You're reading: So far, London Olympics doping cases are good news

 LONDON (AP) — At the midway point of the London Olympics, no competitor has been caught doping at their event. At least, not yet.

 Still, every day a different name of a suspected offender has emerged because of an extensive pre-Games testing program to weed out drugs cheats before they get near a venue.

On Saturday, a Colombian runner, a Brazilian rower and a Moldovan hammer thrower all made minor headlines — and all were barred from starting their event.

Each case at this stage is judged a success in keeping the London Olympics clean.

From now on, every positive doping result from an in-competition sample becomes more problematic for the Olympic image.

Disqualifications follow, often requiring athletes to be stripped of their medals and results to be redrawn. Then, the possibility of lengthy legal action as the field of play switches to the Court of Arbitration for Sport in the International Olympic Committee’s home city of Lausanne, Switzerland.

For now, the IOC’s legal slate is clean.

“We have shown that we take swift action, that cheats are caught and ejected from these games,” spokesman Mark Adams said. “I would say at this stage, it’s a pretty low number.”

Four is low. That’s the number of cases requiring IOC sanctions from testing since the athletes’ village officially opened July 16. They are the Colombian, 18-year-old 400-meter runner Diego Palomeque (substance not identified); Russian track cyclist Victoria Baranova (testosterone); gymnast Luiza Galiulina of Uzbekistan (furosemide); and Albanian weightlifter Hysen Pulaku (stanozolol).

The World Anti-Doping Agency zeroed in on a higher number. In the week the Games opened, WADA said that 107 athletes were removed from the picture by suspensions imposed in the first six months this year.
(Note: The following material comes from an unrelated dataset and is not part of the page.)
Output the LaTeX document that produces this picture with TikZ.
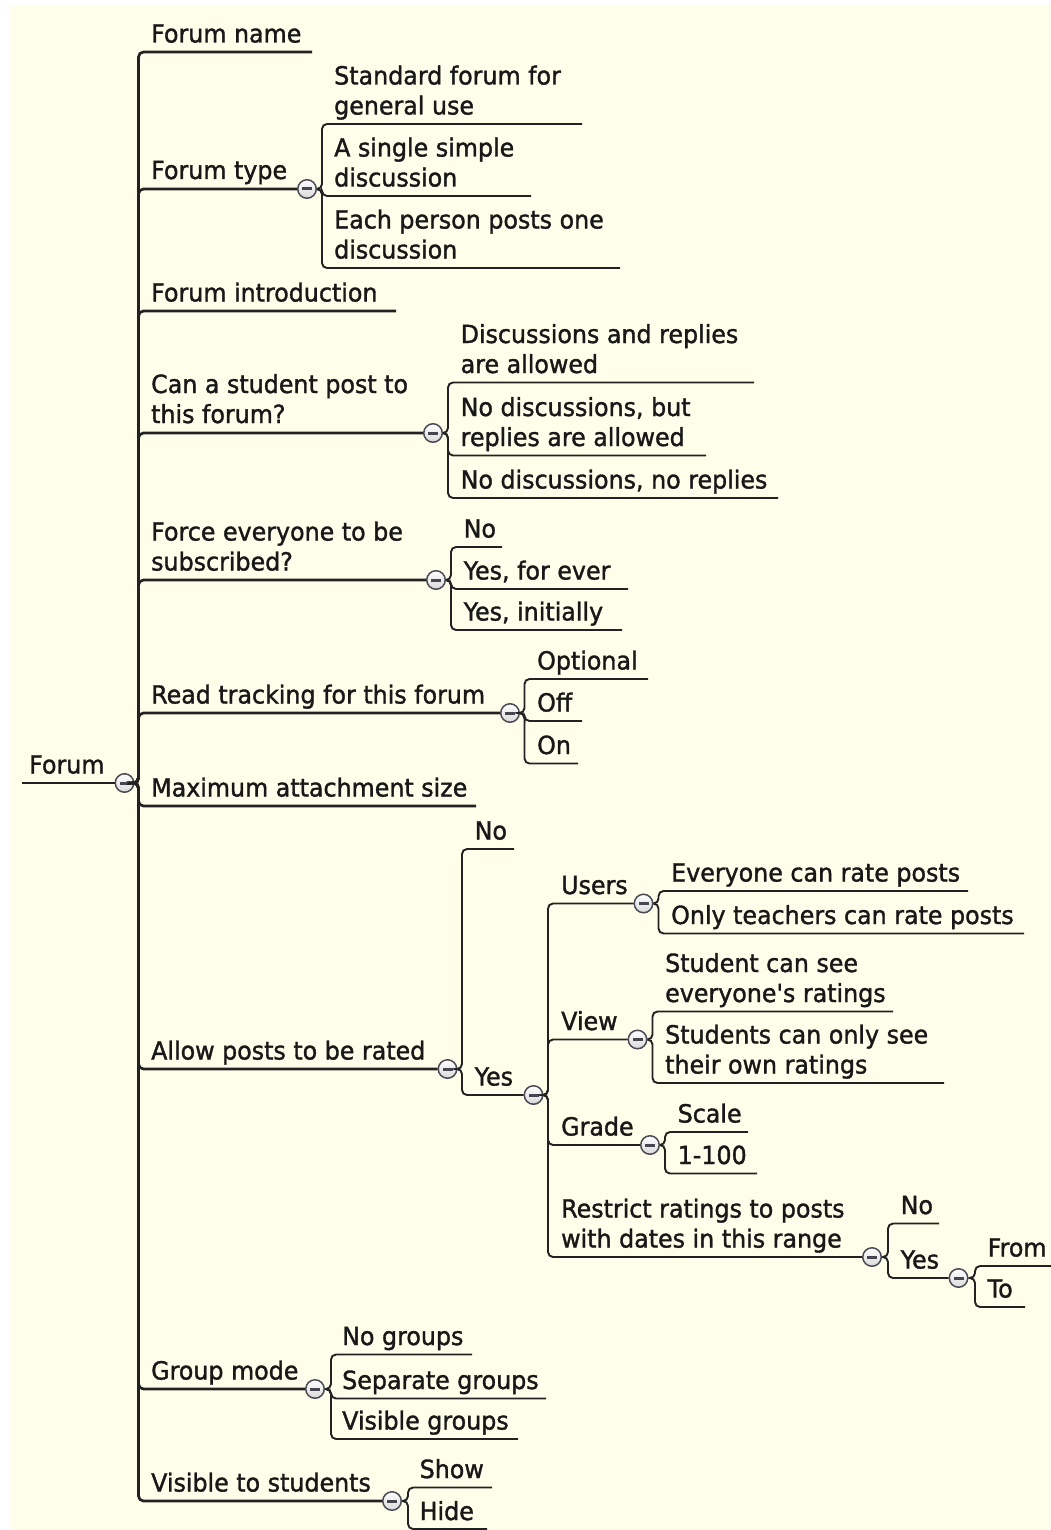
\documentclass[tikz,border=0pt]{standalone}
\usepackage{fontspec}
\newfontfamily\mapfont{DejaVu Sans}[FakeStretch=0.95,FakeBold=1.4]
\definecolor{bg}{RGB}{255,254,234}
\definecolor{ln}{RGB}{34,34,34}
\definecolor{txt}{RGB}{24,24,24}
\definecolor{cring}{RGB}{75,75,85}
\definecolor{cminus}{RGB}{70,70,80}
\newcommand\twoline[2]{\begin{tabular}[b]{@{}l@{}}#1\\#2\end{tabular}}
\tikzset{
  lbl/.style={anchor=base west, inner sep=0pt, text=txt, font=\mapfont\fontsize{25}{30}\selectfont},
  conn/.style={draw=ln, line width=1.9pt, rounded corners=5pt},
  rootconn/.style={conn, line width=2.7pt},
  coll/.style={circle, draw=cring, line width=1.5pt, minimum size=18.5pt, inner sep=0pt,
    top color=white, bottom color=gray!30,
    path picture={\fill[cminus] (-5pt,-1.5pt) rectangle (5pt,1.5pt);}},
}
\begin{document}
\begin{tikzpicture}[x=1pt,y=-1pt]
\useasboundingbox (0,0) rectangle (1051,1530);
\fill[white] (0,0) rectangle (1051,1530);
\fill[bg] (10,5) rectangle (1051,1530);

% bus coordinates
\coordinate (b0) at (138.5,0);
\coordinate (b1) at (322,0);
\coordinate (b2) at (448,0);
\coordinate (b3) at (451,0);
\coordinate (b4) at (524.5,0);
\coordinate (b5) at (462,0);
\coordinate (b6) at (331,0);
\coordinate (b7) at (408,0);
\coordinate (b8) at (548,0);
\coordinate (b9) at (658.5,0);
\coordinate (b10) at (652.5,0);
\coordinate (b11) at (665,0);
\coordinate (b12) at (888,0);
\coordinate (b13) at (975,0);

% root
\node[lbl] (forum) at (29,773.5) {Forum};
\coordinate (r0) at (22,783);
\node[coll] (c0) at (124.5,783) {};

% level 1
\node[lbl] (fname) at (151,42.5) {Forum name};
\coordinate (u-fname) at (312,52);
\node[lbl] (ftype) at (151,179) {Forum type};
\node[coll] (c1) at (307,189) {};
\node[lbl] (fintro) at (151,301.5) {Forum introduction};
\coordinate (u-fintro) at (396,311);
\node[lbl] (cans) at (151,423) {\twoline{Can a student post to}{this forum?}};
\node[coll] (c2) at (433,433) {};
\node[lbl] (force) at (151,570.5) {\twoline{Force everyone to be}{subscribed?}};
\node[coll] (c3) at (436,580) {};
\node[lbl] (read) at (151,703.5) {Read tracking for this forum};
\node[coll] (c4) at (510,713) {};
\node[lbl] (maxatt) at (151,796.5) {Maximum attachment size};
\coordinate (u-maxatt) at (476,806);
\node[lbl] (allow) at (151,1059.5) {Allow posts to be rated};
\node[coll] (c5) at (447.5,1069) {};
\node[lbl] (group) at (151,1379.5) {Group mode};
\node[coll] (c6) at (315,1389) {};
\node[lbl] (visible) at (151,1491.5) {Visible to students};
\node[coll] (c7) at (392,1501) {};

% forum type children
\node[lbl] (std) at (334,114.5) {\twoline{Standard forum for}{general use}};
\coordinate (u-std) at (582,124);
\node[lbl] (single) at (334,186.5) {\twoline{A single simple}{discussion}};
\coordinate (u-single) at (531,196);
\node[lbl] (each) at (334,258.5) {\twoline{Each person posts one}{discussion}};
\coordinate (u-each) at (620,268);

% can a student children
\node[lbl] (disc) at (460.5,373) {\twoline{Discussions and replies}{are allowed}};
\coordinate (u-disc) at (754,382.5);
\node[lbl] (nodisc) at (460.5,446) {\twoline{No discussions, but}{replies are allowed}};
\coordinate (u-nodisc) at (706,455.5);
\node[lbl] (nonone) at (460.5,488.5) {No discussions, no replies};
\coordinate (u-nonone) at (778,498);

% force children
\node[lbl] (fno) at (463.5,537.5) {No};
\coordinate (u-fno) at (502,547);
\node[lbl] (fyes) at (463.5,579.5) {Yes, for ever};
\coordinate (u-fyes) at (628,589);
\node[lbl] (fyesi) at (463.5,620.5) {Yes, initially};
\coordinate (u-fyesi) at (622,630);

% read tracking children
\node[lbl] (opt) at (537,669.5) {Optional};
\coordinate (u-opt) at (648,679);
\node[lbl] (off) at (537,711.5) {Off};
\coordinate (u-off) at (582,721);
\node[lbl] (on) at (537,754) {On};
\coordinate (u-on) at (578,763.5);

% allow children
\node[lbl] (ano) at (474.5,839.5) {No};
\coordinate (u-ano) at (514,849);
\node[lbl] (ayes) at (474.5,1085.5) {Yes};
\node[coll] (c8) at (533.5,1095) {};

% yes children
\node[lbl] (users) at (561,894) {Users};
\node[coll] (c9) at (643.5,903.5) {};
\node[lbl] (view) at (561,1030) {View};
\node[coll] (c10) at (637.5,1039.5) {};
\node[lbl] (grade) at (561,1135.5) {Grade};
\node[coll] (c11) at (650,1145) {};
\node[lbl] (restrict) at (561,1247.5) {\twoline{Restrict ratings to posts}{with dates in this range}};
\node[coll] (c12) at (872,1257) {};

% users children
\node[lbl] (everyone) at (671,881.5) {Everyone can rate posts};
\coordinate (u-everyone) at (968,891);
\node[lbl] (teachers) at (671,924) {Only teachers can rate posts};
\coordinate (u-teachers) at (1024,933.5);

% view children
\node[lbl] (seeall) at (665,1002) {\twoline{Student can see}{everyone's ratings}};
\coordinate (u-seeall) at (893,1011.5);
\node[lbl] (seeown) at (665,1073.5) {\twoline{Students can only see}{their own ratings}};
\coordinate (u-seeown) at (944,1083);

% grade children
\node[lbl] (scale) at (677.5,1122.5) {Scale};
\coordinate (u-scale) at (748,1132);
\node[lbl] (hundred) at (677.5,1164) {1-100};
\coordinate (u-hundred) at (757,1173.5);

% restrict children
\node[lbl] (rno) at (900.5,1214) {No};
\coordinate (u-rno) at (939,1223.5);
\node[lbl] (ryes) at (900.5,1268.5) {Yes};
\node[coll] (c13) at (958.5,1278) {};

% restrict yes children
\node[lbl] (from) at (987.5,1256.5) {From};
\coordinate (u-from) at (1051,1266);
\node[lbl] (to) at (987.5,1297.5) {To};
\coordinate (u-to) at (1025,1307);

% group children
\node[lbl] (nog) at (342,1345) {No groups};
\coordinate (u-nog) at (472,1354.5);
\node[lbl] (sep) at (342,1389) {Separate groups};
\coordinate (u-sep) at (546,1398.5);
\node[lbl] (visg) at (342,1429.5) {Visible groups};
\coordinate (u-visg) at (518,1439);

% visible children
\node[lbl] (show) at (419.5,1478) {Show};
\coordinate (u-show) at (492,1487.5);
\node[lbl] (hide) at (419.5,1520) {Hide};
\coordinate (u-hide) at (487,1529);

% ---------- connectors ----------
\draw[conn] (r0) -- (c0.west);
\foreach \t in {u-fname,c1.west,u-fintro,c2.west,c3.west,c4.west,u-maxatt,c5.west,c6.west,c7.west}
  \draw[rootconn] (c0.east) -- (c0.east -| b0) |- (\t);
\foreach \t in {u-std,u-single,u-each}
  \draw[conn] (c1.east) -- (c1.east -| b1) |- (\t);
\foreach \t in {u-disc,u-nodisc,u-nonone}
  \draw[conn] (c2.east) -- (c2.east -| b2) |- (\t);
\foreach \t in {u-fno,u-fyes,u-fyesi}
  \draw[conn] (c3.east) -- (c3.east -| b3) |- (\t);
\foreach \t in {u-opt,u-off,u-on}
  \draw[conn] (c4.east) -- (c4.east -| b4) |- (\t);
\foreach \t in {u-ano,c8.west}
  \draw[conn] (c5.east) -- (c5.east -| b5) |- (\t);
\foreach \t in {u-nog,u-sep,u-visg}
  \draw[conn] (c6.east) -- (c6.east -| b6) |- (\t);
\foreach \t in {u-show,u-hide}
  \draw[conn] (c7.east) -- (c7.east -| b7) |- (\t);
\foreach \t in {c9.west,c10.west,c11.west,c12.west}
  \draw[conn] (c8.east) -- (c8.east -| b8) |- (\t);
\foreach \t in {u-everyone,u-teachers}
  \draw[conn] (c9.east) -- (c9.east -| b9) |- (\t);
\foreach \t in {u-seeall,u-seeown}
  \draw[conn] (c10.east) -- (c10.east -| b10) |- (\t);
\foreach \t in {u-scale,u-hundred}
  \draw[conn] (c11.east) -- (c11.east -| b11) |- (\t);
\foreach \t in {u-rno,c13.west}
  \draw[conn] (c12.east) -- (c12.east -| b12) |- (\t);
\foreach \t in {u-from,u-to}
  \draw[conn] (c13.east) -- (c13.east -| b13) |- (\t);
\end{tikzpicture}
\end{document}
Then add a few more July cases, involving new positive tests and old appeals resolved, which removed genuine medal contenders from the track and field program: in men’s discus, hammer and high jump, and the women’s 1,500 meters.
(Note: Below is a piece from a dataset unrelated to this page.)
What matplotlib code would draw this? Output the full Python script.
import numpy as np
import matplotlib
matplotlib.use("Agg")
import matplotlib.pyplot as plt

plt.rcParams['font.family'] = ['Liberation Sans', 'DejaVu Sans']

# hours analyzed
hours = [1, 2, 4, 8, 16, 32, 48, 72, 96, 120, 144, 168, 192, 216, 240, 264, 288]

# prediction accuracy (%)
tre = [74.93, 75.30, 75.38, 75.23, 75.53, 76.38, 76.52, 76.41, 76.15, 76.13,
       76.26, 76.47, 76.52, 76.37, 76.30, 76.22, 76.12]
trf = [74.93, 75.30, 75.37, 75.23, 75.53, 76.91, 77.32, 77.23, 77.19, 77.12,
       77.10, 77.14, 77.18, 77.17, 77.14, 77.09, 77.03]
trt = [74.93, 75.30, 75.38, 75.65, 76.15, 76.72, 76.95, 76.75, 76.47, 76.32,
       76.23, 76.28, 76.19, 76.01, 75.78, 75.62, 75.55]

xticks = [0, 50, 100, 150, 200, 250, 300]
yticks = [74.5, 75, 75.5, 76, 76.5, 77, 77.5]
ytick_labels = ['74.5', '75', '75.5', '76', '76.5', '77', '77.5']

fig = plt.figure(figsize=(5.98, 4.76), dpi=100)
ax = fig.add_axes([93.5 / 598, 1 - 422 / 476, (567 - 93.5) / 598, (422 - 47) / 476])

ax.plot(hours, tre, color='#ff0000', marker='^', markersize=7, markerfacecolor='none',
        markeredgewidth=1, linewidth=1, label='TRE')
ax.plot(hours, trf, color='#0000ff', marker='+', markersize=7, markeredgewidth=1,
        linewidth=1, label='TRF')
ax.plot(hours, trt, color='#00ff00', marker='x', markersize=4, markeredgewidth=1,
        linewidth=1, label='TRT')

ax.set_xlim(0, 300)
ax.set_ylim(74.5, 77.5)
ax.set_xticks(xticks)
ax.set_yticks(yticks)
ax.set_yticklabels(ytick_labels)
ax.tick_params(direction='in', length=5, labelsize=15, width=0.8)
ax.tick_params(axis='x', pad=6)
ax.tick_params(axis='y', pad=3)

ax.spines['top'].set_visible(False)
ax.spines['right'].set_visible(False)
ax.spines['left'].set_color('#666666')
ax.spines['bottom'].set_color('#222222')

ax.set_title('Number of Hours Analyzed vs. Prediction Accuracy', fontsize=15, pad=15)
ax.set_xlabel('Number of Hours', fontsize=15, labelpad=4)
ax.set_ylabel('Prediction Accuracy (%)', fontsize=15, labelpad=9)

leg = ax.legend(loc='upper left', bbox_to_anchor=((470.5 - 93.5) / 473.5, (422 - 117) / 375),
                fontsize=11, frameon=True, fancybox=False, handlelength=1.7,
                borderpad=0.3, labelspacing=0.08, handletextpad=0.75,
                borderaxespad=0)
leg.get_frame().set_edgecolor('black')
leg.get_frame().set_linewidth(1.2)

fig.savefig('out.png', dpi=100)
Those athletes took stanozolol — better known as the steroid Ben Johnson took at the 1988 Seoul Olympics — the classic blood-booster EPO and, in the case of Hungarian former discus silver medalist Zoltan Kovago, flat out refusing to cooperate with testing teams.
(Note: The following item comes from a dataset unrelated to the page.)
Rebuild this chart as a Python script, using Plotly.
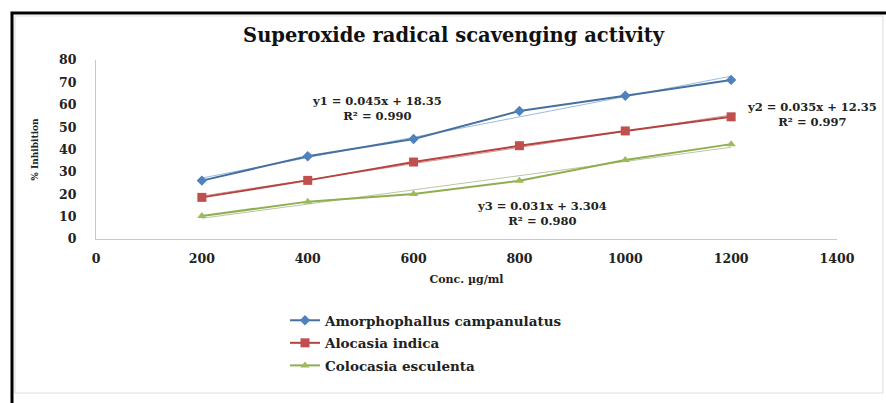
import numpy as np
import plotly.graph_objects as go

conc = [200, 400, 600, 800, 1000, 1200]
amorphophallus = [26.1, 37.0, 44.7, 57.2, 64.0, 71.1]
alocasia = [18.6, 26.2, 34.4, 41.7, 48.3, 54.6]
colocasia = [10.3, 16.7, 20.1, 26.0, 35.3, 42.4]

series_names = ["Amorphophallus campanulatus", "Alocasia indica", "Colocasia esculenta"]
eq_texts = ["y1 = 0.045x + 18.35<br>R² = 0.990",
            "y2 = 0.035x + 12.35<br>R² = 0.997",
            "y3 = 0.031x + 3.304<br>R² = 0.980"]
x_ticks = [0, 200, 400, 600, 800, 1000, 1200, 1400]
y_ticks = [0, 10, 20, 30, 40, 50, 60, 70, 80]

FONT = "DejaVu Serif, serif"
line_colors = ["#45709F", "#B34442", "#8FAE50"]
marker_colors = ["#4F81BD", "#C0504D", "#9BBB59"]
trend_colors = ["#9DBBE0", "#D99694", "#B8C9A0"]
symbols = ["diamond", "square", "triangle-up"]
msizes = [8, 9, 8]

fig = go.Figure()
for i, ys in enumerate([amorphophallus, alocasia, colocasia]):
    m, c = np.polyfit(conc, ys, 1)
    xt = np.array([conc[0], conc[-1]])
    fig.add_trace(go.Scatter(x=xt, y=m * xt + c, mode="lines",
                             line=dict(color=trend_colors[i], width=1),
                             showlegend=False, hoverinfo="skip"))
for i, ys in enumerate([amorphophallus, alocasia, colocasia]):
    fig.add_trace(go.Scatter(x=conc, y=ys, mode="lines+markers",
                             name=series_names[i],
                             legendgroup=str(i),
                             line=dict(color=line_colors[i], width=2),
                             marker=dict(symbol=symbols[i], size=msizes[i], color=marker_colors[i],
                                         line=dict(width=0))))

eq_pos = [(531, 58.3), (1353, 55.6), (843, 11.2)]
for (ex, ey), t in zip(eq_pos, eq_texts):
    fig.add_annotation(x=ex, y=ey, text=t, showarrow=False, xanchor="center", yanchor="middle",
                       font=dict(family=FONT, size=11.5, color="#222222", weight="bold"))

fig.update_layout(
    width=886, height=403,
    margin=dict(l=96, r=49, t=60, b=164),
    paper_bgcolor="white", plot_bgcolor="white",
    title=dict(text="Superoxide radical scavenging activity", x=0.512, xref="container",
               y=0.913, yref="container", xanchor="center", yanchor="middle",
               font=dict(family=FONT, size=19.5, color="#111111", weight="bold")),
    xaxis=dict(range=[0, 1400], tickvals=x_ticks, showgrid=False, zeroline=False,
               showline=True, linecolor="#C8C8C8", linewidth=1, ticks="",
               ticklabelstandoff=8,
               tickfont=dict(family=FONT, size=12.5, color="#222222", weight="bold"),
               title=dict(text="Conc. µg/ml", standoff=10,
                          font=dict(family=FONT, size=11, color="#222222", weight="bold"))),
    yaxis=dict(range=[0, 80], tickvals=y_ticks, showgrid=False, zeroline=False,
               showline=True, linecolor="#C8C8C8", linewidth=1, ticks="",
               ticklabelstandoff=16,
               tickfont=dict(family=FONT, size=12.5, color="#222222", weight="bold"),
               title=dict(text="% Inhibition", standoff=18,
                          font=dict(family=FONT, size=9, color="#222222", weight="bold"))),
    legend=dict(x=(285 - 96) / 741, y=(239 - 305) / 179, xanchor="left", yanchor="top",
                bgcolor="rgba(0,0,0,0)", tracegroupgap=2,
                font=dict(family=FONT, size=13.5, color="#222222", weight="bold")),
    showlegend=True,
)

# chart frame (outer black border + faint inner border)
fig.add_shape(type="rect", xref="paper", yref="paper",
              x0=(15 - 96) / 741, x1=(883 - 96) / 741, y0=(239 - 393) / 179, y1=(239 - 16) / 179,
              line=dict(color="#DDDDDD", width=1), layer="below")
fig.add_shape(type="rect", xref="paper", yref="paper",
              x0=(12 - 96) / 741, x1=(900 - 96) / 741, y0=(239 - 420) / 179, y1=(239 - 13) / 179,
              line=dict(color="black", width=3), layer="above")

fig.write_html("out.html")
The numbers suggest WADA and the International Association of Athletics Federations got their long-term strategy right.

Every athlete at the 2011 World Championships in Daegu, South Korea, had to provide a blood sample to help WADA laboratories set baseline levels for future monitoring and targeted follow-up tests.

It formed part of a wider program of sharing intelligence between WADA, international governing bodies and the British authorities — anti-doping and law enforcement agencies — trying to make life tougher for athletes intending to illegally enhance their performance on the world stage.

“Doping athletes should know that their chances of avoiding detection are the smallest they have ever been,” WADA President John Fahey promised IOC members three days before the London Games opened.

It marked a chance of rhetoric from the global anti-doping watchdog which has often lamented since the 2008 Beijing Games that only the “dopiest dopers” were being caught.

WADA has sought greater government help to enforce its modern mantra of “quality not quantity” in drug-testing, though the London Olympics appears to have both.

The IOC has pledged to take more than 5,000 urine and blood samples during the four-week official Games period. The samples are tested at a dedicated Olympic laboratory working round-the-clock under the supervision of WADA-accredited researchers from King’s College, London.

On Saturday morning, Adams said the lab had 2,905 samples, with many still being analyzed.

A doping scandal will be hard to avoid in the coming days.

The 2004 Athens Games produced a record 26 cases at the time, and the number is still rising. Men’s hammer silver medalist Ivan Tsikhan was sent home from London to Belarus on Friday because of suspicions arising from reanalysis of his Athens sample.

Six Beijing medals were reallocated because of doping, including the signature men’s 1,500 meters gold. Rashid Ramzi of Bahrain was stripped when retests months later found a new version of EPO, called CERA.

London samples will be stored for eight years to allow the IOC to re-examine samples if new technologies and tests allow for deeper analysis.

So far in London, the biggest doping discussion has centered on unfounded suspicions aimed at teenage swimming gold medalists Ye Shiwen of China and Katie Ledecky of the United States, for being so young and so fast.

The IOC’s medical commission chairman Arne Lungqvist simply responded that it was a “sad day” when doubt was cast on each outstanding performance.

There likely will be sad days to follow at the London Olympics. But not yet.